▸ **Exercise task**
Go through the material and write it all out exactly, minus the pictures.

▸ **Source excerpt**
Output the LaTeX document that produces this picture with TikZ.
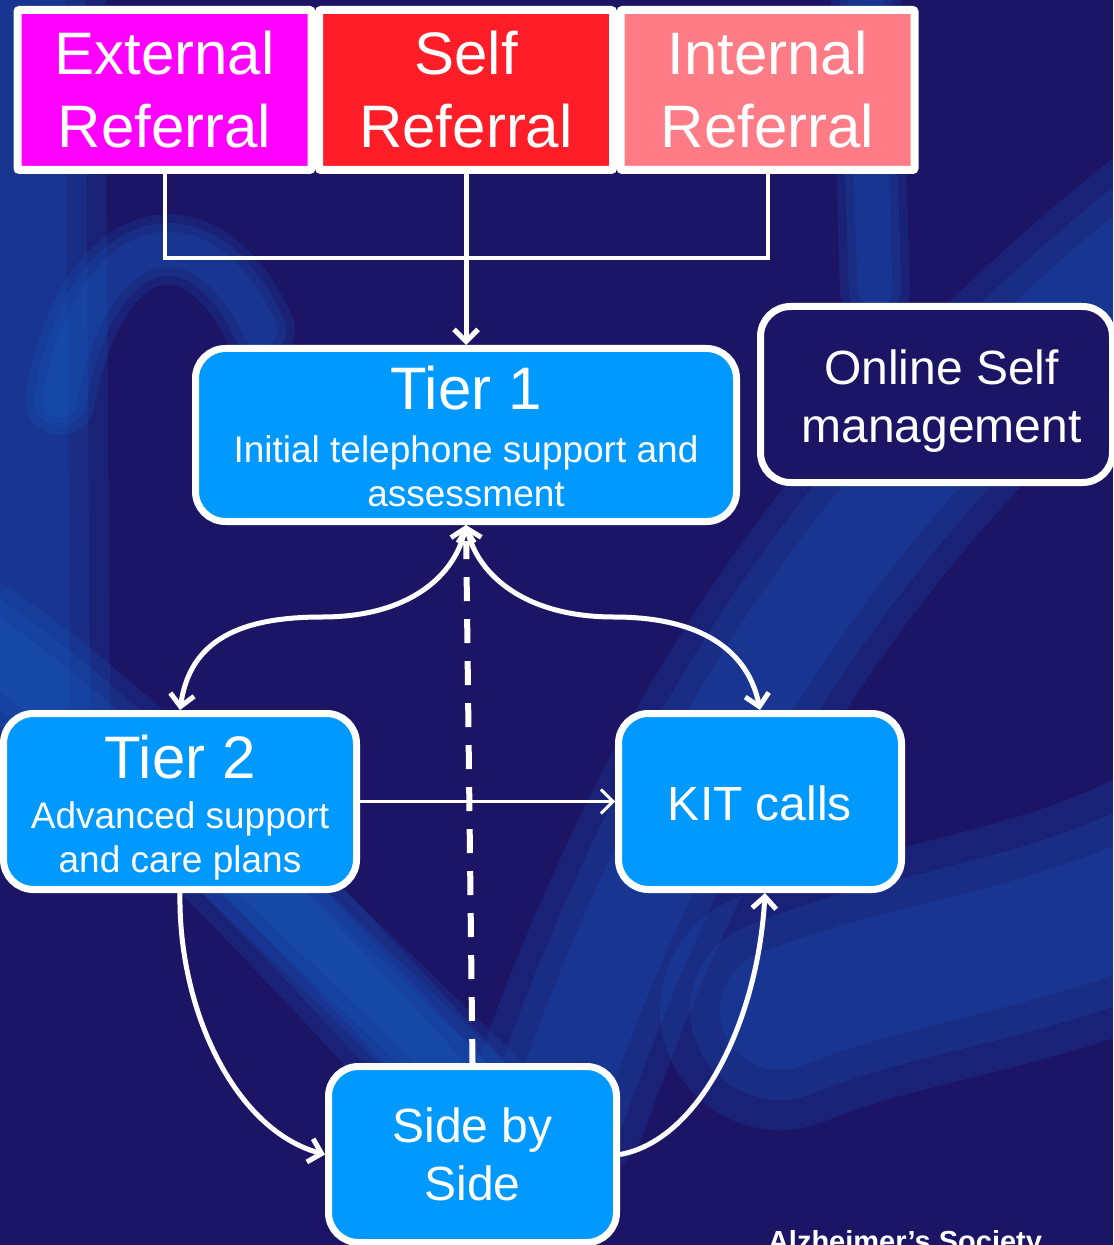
\documentclass[tikz,border=0pt]{standalone}
\usepackage{fontspec}
\setmainfont{Liberation Sans}
\usetikzlibrary{arrows.meta}
\definecolor{navy}{RGB}{28,21,102}
\definecolor{bandblue}{RGB}{22,96,200}
\definecolor{tierblue}{RGB}{0,153,255}
\definecolor{extmag}{RGB}{255,0,255}
\definecolor{selfred}{RGB}{255,30,40}
\definecolor{intpink}{RGB}{255,123,133}
\begin{document}
\begin{tikzpicture}[x=0.5pt,y=-0.5pt,
  band/.style={bandblue,line width=#1,line cap=round,opacity=0.18},
  referral/.style={draw=white,line width=4pt,rounded corners=1pt,minimum width=147pt,minimum height=80pt,text=white,align=center,font=\fontsize{30}{36.5}\selectfont},
  tier/.style={draw=white,fill=tierblue,line width=3.5pt,rounded corners=15pt,text=white,align=center,font=\fontsize{18.5}{22}\selectfont},
  wire/.style={white,line width=2pt},
  flow/.style={white,line width=2.5pt,-{Straight Barb[length=6pt,width=12pt]}},
  both/.style={white,line width=2.5pt,{Straight Barb[length=6pt,width=12pt]}-{Straight Barb[length=6pt,width=12pt]}}]
\useasboundingbox (0,0) rectangle (1113,1245);
\clip (0,0) rectangle (1113,1245);
\fill[navy] (0,0) rectangle (1113,1245);
% background swooshes, soft edges
\foreach \w in {1,0.75,0.5} {
  \draw[band=\w*80pt] (25,-40) -- (30,700);
  \draw[band=\w*35pt] (60,400) .. controls (90,230) and (200,200) .. (260,330);
  \draw[band=\w*60pt] (-20,640) .. controls (150,760) and (300,930) .. (450,1090);
  \draw[band=\w*50pt] (240,860) -- (480,1090);
  \draw[band=\w*90pt] (1180,220) .. controls (900,440) and (700,700) .. (560,1100);
  \draw[band=\w*120pt] (780,1010) .. controls (900,960) and (1050,950) .. (1180,880);
  \draw[band=\w*35pt] (865,-30) -- (875,290);
}
% referral boxes
\node[referral,fill=extmag] (ext) at (164.5,90) {External\\Referral};
\node[referral,fill=selfred] (self) at (466,90) {Self\\Referral};
\node[referral,fill=intpink] (int) at (767.5,90) {Internal\\Referral};
% tiers
\node[tier,minimum width=270.5pt,minimum height=86.5pt] (tier1) at (466,435)
  {{\fontsize{30}{30}\selectfont\rule{0pt}{23pt}Tier 1}\\[4.5pt]Initial telephone support and\\assessment};
\node[tier,minimum width=176.5pt,minimum height=88pt] (tier2) at (180,801.5)
  {{\fontsize{30}{30}\selectfont\rule{0pt}{28pt}Tier 2}\\[3pt]Advanced support\\and care plans};
\node[tier,minimum width=141.5pt,minimum height=88pt,font=\fontsize{24}{29}\selectfont] (kit) at (760,801.5) {\rule{0pt}{19pt}KIT calls};
\node[tier,minimum width=144pt,minimum height=88pt,font=\fontsize{24}{29}\selectfont] (sbs) at (472.5,1154.5) {Side by\\Side};
\node[tier,fill=navy,minimum width=176pt,minimum height=88pt,font=\fontsize{24}{29}\selectfont] (online) at (936.5,394.5)
  {\hspace{5pt}\rule{0pt}{23.5pt}Online Self\\\hspace{5pt}management};
\node[text=white,anchor=base,font=\bfseries\fontsize{14.5}{14.5}\selectfont] (credit) at (905,1251) {Alzheimer’s Society};
% connectors
\draw[wire] (ext.south) -- ++(0,84) -| (int.south);
\draw[flow] (self.south) -- (tier1.north);
\draw[both] (tier2.north) .. controls (190,640) and (240,617) .. (322,617) .. controls (410,617) and (455,575) .. (tier1.south);
\draw[both] (tier1.south) .. controls (478,575) and (525,617) .. (614,617) .. controls (700,617) and (748,650) .. (kit.north);
\draw[white,line width=3pt,dash pattern=on 12pt off 9pt,shorten >=8pt] (sbs.north) -- (tier1.south);
\draw[flow,line width=1.5pt] (tier2.east) -- (kit.west);
\draw[flow] (tier2.south) .. controls (178,1010) and (235,1130) .. (sbs.west);
\draw[flow] (sbs.east) .. controls (700,1140) and (758,1020) .. ([xshift=2.5pt]kit.south);
\end{tikzpicture}
\end{document}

▸ **Solved problem**
Output the LaTeX document that produces this picture with TikZ.
\documentclass[tikz,border=0pt]{standalone}
\usepackage{fontspec}
\setmainfont{Liberation Sans}
\usetikzlibrary{arrows.meta}
\definecolor{navy}{RGB}{28,21,102}
\definecolor{bandblue}{RGB}{22,96,200}
\definecolor{tierblue}{RGB}{0,153,255}
\definecolor{extmag}{RGB}{255,0,255}
\definecolor{selfred}{RGB}{255,30,40}
\definecolor{intpink}{RGB}{255,123,133}
\begin{document}
\begin{tikzpicture}[x=0.5pt,y=-0.5pt,
  band/.style={bandblue,line width=#1,line cap=round,opacity=0.18},
  referral/.style={draw=white,line width=4pt,rounded corners=1pt,minimum width=147pt,minimum height=80pt,text=white,align=center,font=\fontsize{30}{36.5}\selectfont},
  tier/.style={draw=white,fill=tierblue,line width=3.5pt,rounded corners=15pt,text=white,align=center,font=\fontsize{18.5}{22}\selectfont},
  wire/.style={white,line width=2pt},
  flow/.style={white,line width=2.5pt,-{Straight Barb[length=6pt,width=12pt]}},
  both/.style={white,line width=2.5pt,{Straight Barb[length=6pt,width=12pt]}-{Straight Barb[length=6pt,width=12pt]}}]
\useasboundingbox (0,0) rectangle (1113,1245);
\clip (0,0) rectangle (1113,1245);
\fill[navy] (0,0) rectangle (1113,1245);
% background swooshes, soft edges
\foreach \w in {1,0.75,0.5} {
  \draw[band=\w*80pt] (25,-40) -- (30,700);
  \draw[band=\w*35pt] (60,400) .. controls (90,230) and (200,200) .. (260,330);
  \draw[band=\w*60pt] (-20,640) .. controls (150,760) and (300,930) .. (450,1090);
  \draw[band=\w*50pt] (240,860) -- (480,1090);
  \draw[band=\w*90pt] (1180,220) .. controls (900,440) and (700,700) .. (560,1100);
  \draw[band=\w*120pt] (780,1010) .. controls (900,960) and (1050,950) .. (1180,880);
  \draw[band=\w*35pt] (865,-30) -- (875,290);
}
% referral boxes
\node[referral,fill=extmag] (ext) at (164.5,90) {External\\Referral};
\node[referral,fill=selfred] (self) at (466,90) {Self\\Referral};
\node[referral,fill=intpink] (int) at (767.5,90) {Internal\\Referral};
% tiers
\node[tier,minimum width=270.5pt,minimum height=86.5pt] (tier1) at (466,435)
  {{\fontsize{30}{30}\selectfont\rule{0pt}{23pt}Tier 1}\\[4.5pt]Initial telephone support and\\assessment};
\node[tier,minimum width=176.5pt,minimum height=88pt] (tier2) at (180,801.5)
  {{\fontsize{30}{30}\selectfont\rule{0pt}{28pt}Tier 2}\\[3pt]Advanced support\\and care plans};
\node[tier,minimum width=141.5pt,minimum height=88pt,font=\fontsize{24}{29}\selectfont] (kit) at (760,801.5) {\rule{0pt}{19pt}KIT calls};
\node[tier,minimum width=144pt,minimum height=88pt,font=\fontsize{24}{29}\selectfont] (sbs) at (472.5,1154.5) {Side by\\Side};
\node[tier,fill=navy,minimum width=176pt,minimum height=88pt,font=\fontsize{24}{29}\selectfont] (online) at (936.5,394.5)
  {\hspace{5pt}\rule{0pt}{23.5pt}Online Self\\\hspace{5pt}management};
\node[text=white,anchor=base,font=\bfseries\fontsize{14.5}{14.5}\selectfont] (credit) at (905,1251) {Alzheimer’s Society};
% connectors
\draw[wire] (ext.south) -- ++(0,84) -| (int.south);
\draw[flow] (self.south) -- (tier1.north);
\draw[both] (tier2.north) .. controls (190,640) and (240,617) .. (322,617) .. controls (410,617) and (455,575) .. (tier1.south);
\draw[both] (tier1.south) .. controls (478,575) and (525,617) .. (614,617) .. controls (700,617) and (748,650) .. (kit.north);
\draw[white,line width=3pt,dash pattern=on 12pt off 9pt,shorten >=8pt] (sbs.north) -- (tier1.south);
\draw[flow,line width=1.5pt] (tier2.east) -- (kit.west);
\draw[flow] (tier2.south) .. controls (178,1010) and (235,1130) .. (sbs.west);
\draw[flow] (sbs.east) .. controls (700,1140) and (758,1020) .. ([xshift=2.5pt]kit.south);
\end{tikzpicture}
\end{document}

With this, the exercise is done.